Wednesday, May 09, 2007

Green Campaigns on the Horizon

It seems to me that most political parties are conservative by nature. Not because of their policies but by the way they run their own campiagns. The most common strategy seems to be to get and keep votes by preaching to the choir. Their's is a path of least resistance treaded mainly by avoiding offense. The federal issue of the environment is a case in point.

The Conservative Party cannot bring itself to offend the big corporate polluters lest it loses the support of their moneyed base. The NDP talks a good game but always backs away because it's afraid of offending the big industry unions like the Autoworkers even though these constituents create heavy rusting products that spew massive amounts of hazardous emissions. Meanwhile in the middle, the Liberal Party is content to appeal to everyone all at once and couldn't achieve anything of significance with regard to the environment even though they were given consecutive majority governments with which to work.
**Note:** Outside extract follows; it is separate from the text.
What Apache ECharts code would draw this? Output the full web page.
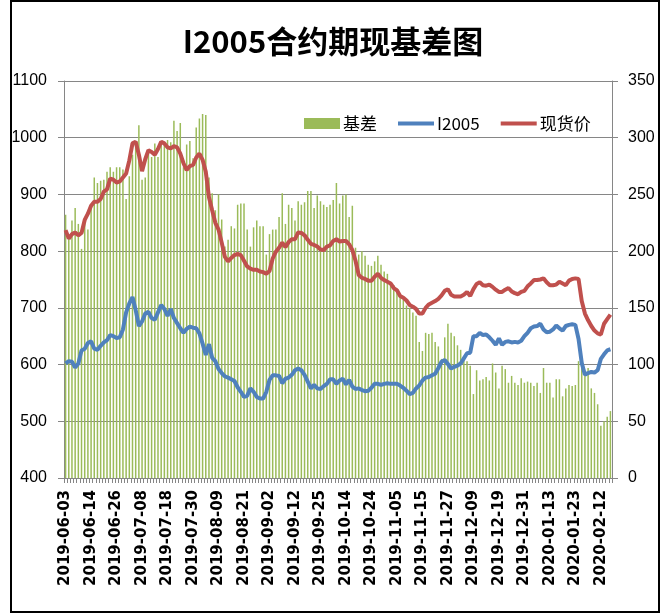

The Green Party seems to be the only party that takes this issue seriously enough beyond just using it as a vote-begging plank in their platform. They however have very little experience governing and some of their candidates may be too green (in a bad way) to step up and run an administration. I'm encouraged by Stephane Dion's posture on the environment and also his cooperation with Elizabeth May in not running opposing candidates in their respective ridings. The best case scenario could be a close cooperation between these two parties.

The New Democrats would have been the natural partner for the Green Party but they've let a great opportunity slip from their grasp. They are in danger of becoming irrelevant and altogether collapsing because they're still supported by an outdated ideological framework built on a rusty base.